GIVEN PROBLEM |
Repeat every line exactly, keeping the pictures out of the copy.

SOURCE DATA |

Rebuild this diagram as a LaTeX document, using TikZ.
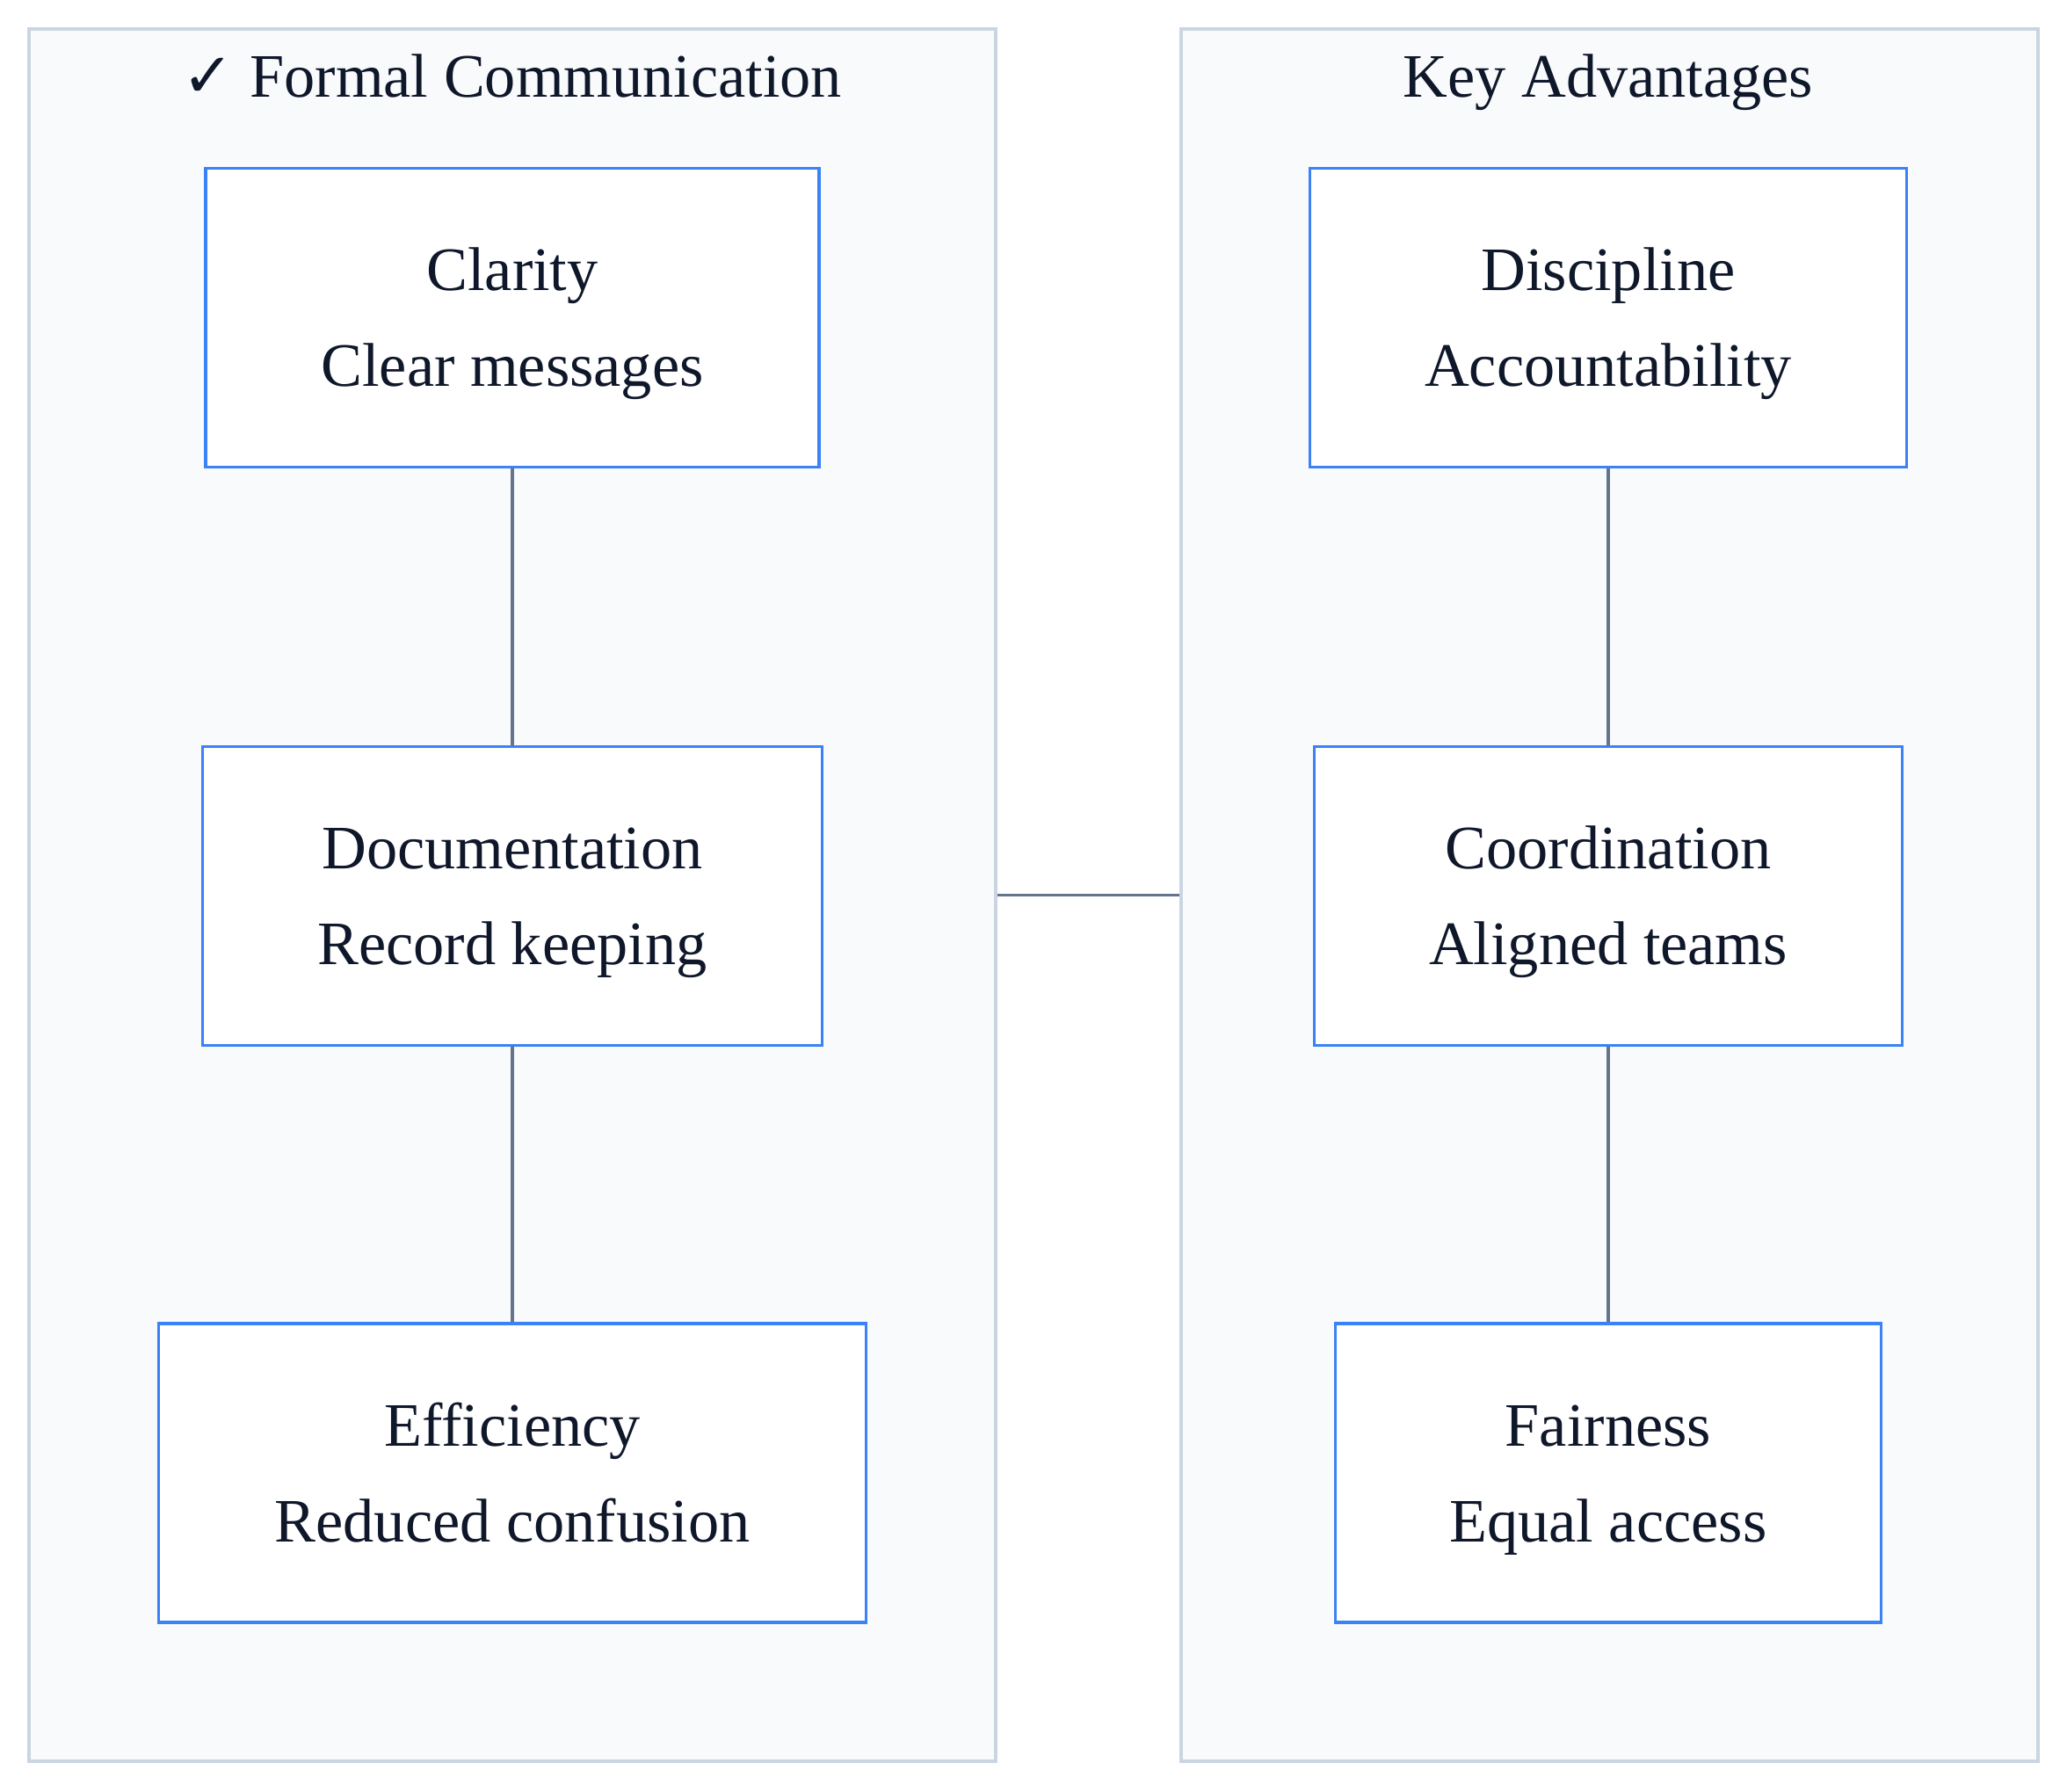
\documentclass[tikz,border=0pt]{standalone}
\usepackage{fontspec}
\setmainfont{Liberation Serif}
\newfontfamily\symfont{DejaVu Sans}
\definecolor{clusterfill}{HTML}{F8FAFC}
\definecolor{clusterline}{HTML}{CBD5E1}
\definecolor{boxline}{HTML}{3B82F6}
\definecolor{linkline}{HTML}{64748B}
\definecolor{inktext}{HTML}{0F172A}
% two centred lines with the same vertical extent in every box
\newcommand{\twolines}[2]{\rule{0pt}{18pt}#1\\#2\rule[-4.5pt]{0pt}{4.5pt}}
\tikzset{
  cluster/.style={draw=clusterline, fill=clusterfill, line width=0.9pt, inner sep=0pt},
  cltitle/.style={text=inktext, anchor=base, font=\fontsize{20}{24}\selectfont},
  item/.style={draw=boxline, fill=white, line width=0.9pt, align=center,
    minimum height=3.4cm, text=inktext, font=\fontsize{20}{31}\selectfont},
  link/.style={draw=linkline, line width=0.9pt}
}
\begin{document}
\begin{tikzpicture}
    \useasboundingbox (0,0) rectangle (23.52,-20.39);

    % the two groups
    \node[cluster, minimum width=11.0cm, minimum height=19.71cm] (formal) at (5.83,-10.185) {};
    \node[cluster, minimum width=9.75cm, minimum height=19.71cm] (keyadv) at (18.315,-10.185) {};

    \node[cltitle] (formaltitle) at (5.83,-1.11) {{\symfont ✓} Formal Communication};
    \node[cltitle] (keyadvtitle) at (18.30,-1.11) {Key Advantages};

    % left column
    \node[item, minimum width=6.98cm] (clarity) at (5.83,-3.615) {\twolines{Clarity}{Clear messages}};
    \node[item, minimum width=7.05cm] (docs) at (5.83,-10.195) {\twolines{Documentation}{Record keeping}};
    \node[item, minimum width=8.05cm] (effic) at (5.83,-16.76) {\twolines{Efficiency}{Reduced confusion}};

    % right column
    \node[item, minimum width=6.79cm] (discip) at (18.30,-3.615) {\twolines{Discipline}{Accountability}};
    \node[item, minimum width=6.69cm] (coord) at (18.30,-10.195) {\twolines{Coordination}{Aligned teams}};
    \node[item, minimum width=6.21cm] (fair) at (18.30,-16.76) {\twolines{Fairness}{Equal access}};

    \draw[link] (clarity) -- (docs);
    \draw[link] (docs) -- (effic);
    \draw[link] (discip) -- (coord);
    \draw[link] (coord) -- (fair);
    \draw[link] (formal.east) -- (keyadv.west);
\end{tikzpicture}
\end{document}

FINAL RESULT |
Rebuild this diagram as a LaTeX document, using TikZ.
\documentclass[tikz,border=0pt]{standalone}
\usepackage{fontspec}
\setmainfont{Liberation Serif}
\newfontfamily\symfont{DejaVu Sans}
\definecolor{clusterfill}{HTML}{F8FAFC}
\definecolor{clusterline}{HTML}{CBD5E1}
\definecolor{boxline}{HTML}{3B82F6}
\definecolor{linkline}{HTML}{64748B}
\definecolor{inktext}{HTML}{0F172A}
% two centred lines with the same vertical extent in every box
\newcommand{\twolines}[2]{\rule{0pt}{18pt}#1\\#2\rule[-4.5pt]{0pt}{4.5pt}}
\tikzset{
  cluster/.style={draw=clusterline, fill=clusterfill, line width=0.9pt, inner sep=0pt},
  cltitle/.style={text=inktext, anchor=base, font=\fontsize{20}{24}\selectfont},
  item/.style={draw=boxline, fill=white, line width=0.9pt, align=center,
    minimum height=3.4cm, text=inktext, font=\fontsize{20}{31}\selectfont},
  link/.style={draw=linkline, line width=0.9pt}
}
\begin{document}
\begin{tikzpicture}
    \useasboundingbox (0,0) rectangle (23.52,-20.39);

    % the two groups
    \node[cluster, minimum width=11.0cm, minimum height=19.71cm] (formal) at (5.83,-10.185) {};
    \node[cluster, minimum width=9.75cm, minimum height=19.71cm] (keyadv) at (18.315,-10.185) {};

    \node[cltitle] (formaltitle) at (5.83,-1.11) {{\symfont ✓} Formal Communication};
    \node[cltitle] (keyadvtitle) at (18.30,-1.11) {Key Advantages};

    % left column
    \node[item, minimum width=6.98cm] (clarity) at (5.83,-3.615) {\twolines{Clarity}{Clear messages}};
    \node[item, minimum width=7.05cm] (docs) at (5.83,-10.195) {\twolines{Documentation}{Record keeping}};
    \node[item, minimum width=8.05cm] (effic) at (5.83,-16.76) {\twolines{Efficiency}{Reduced confusion}};

    % right column
    \node[item, minimum width=6.79cm] (discip) at (18.30,-3.615) {\twolines{Discipline}{Accountability}};
    \node[item, minimum width=6.69cm] (coord) at (18.30,-10.195) {\twolines{Coordination}{Aligned teams}};
    \node[item, minimum width=6.21cm] (fair) at (18.30,-16.76) {\twolines{Fairness}{Equal access}};

    \draw[link] (clarity) -- (docs);
    \draw[link] (docs) -- (effic);
    \draw[link] (discip) -- (coord);
    \draw[link] (coord) -- (fair);
    \draw[link] (formal.east) -- (keyadv.west);
\end{tikzpicture}
\end{document}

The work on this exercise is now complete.